Plural news and views on Sudan

Rebels warn Sudan against force to free hostages

October 27, 2007 (KHARTOUM) — Darfur rebels on Saturday warned Sudan not to use force to free five hostages taken in an oil field attack, and repeated threats to target more foreign workers if their companies did not leave in less than a week.

JEM_fighters-2.jpg“If they try to take them by force, we will not be responsible for their safety,” said Mahamat Bahar Ali Hamadein, a commander with the Justice and Equality Movement (JEM).

JEM said it attacked the Defra oil field in the region of Kordofan, which neighbours Darfur, on Tuesday, killing 20 government soldiers in the assault.
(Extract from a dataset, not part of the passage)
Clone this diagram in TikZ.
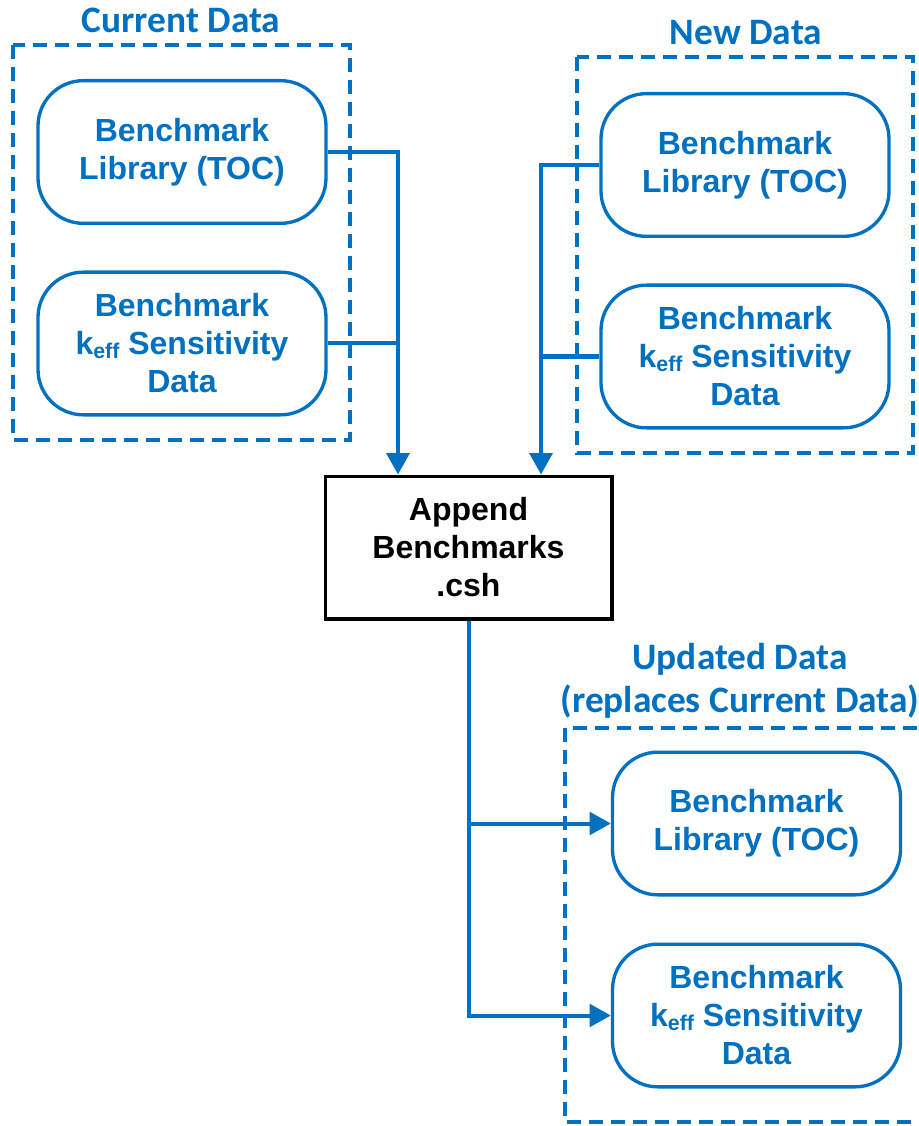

Khartoum, which is highly sensitive about reports that might damage its vital oil industry, denied the attack took place — although state-controlled media on Saturday carried their first reports of the incident.

Armed forces spokesman brigadier Uthman al-Agbash told the Sudanese Media Centre earlier in the week that oil fields close to Defra were “secured”, without referring to the attack.

JEM’s Hamadein said five men were taken hostage during the Defra assault — one Egyptian, one Iraqi and three Sudanese — and were uninjured. But he made no guarantees about their future treatment.

“We are still deciding what to do with them. If foreign companies do not leave the area, we will make our decision after that,” he said.

“We want to tell foreign workers that they are safe at the moment. But if their companies don’t leave, they will become targets.”

The Egyptian hostage originally claimed to have dual Canadian nationality, said Hamadein. But that turned out not to be the case.

The insurgent group said it launched the attack to send a message to China to stop funding the Sudanese government through its oil industry. China’s CNPC <0135.HK> owns the largest stake in the Defra operation, run by the Greater Nile Petroleum Operating Company (GNPOC) consortium.

JEM gave other foreign oil companies a week from Tuesday’s assault to leave the area and later warned it would target installations across Sudan until Khartoum gave in to a list of demands, which included full representation in the national government and compensation for Darfuris.

The reported Defra attack was the latest sign that the festering Darfur conflict could be spreading beyond the western region’s borders into central Sudan’s Kordofan area.

Rebels loyal to JEM and the Unity faction of the Sudan Liberation Army (SLA-Unity) attacked a government based in the Kordofan town of Wad Banda in August, kicking off a string of confrontations between rebels and government troops over the border in Darfur.

JEM and SLA-Unity on Friday announced a last-minute withdrawal from peace talks between rebel groups and Sudan’s government that started in the Libyan city of Sirte on Saturday.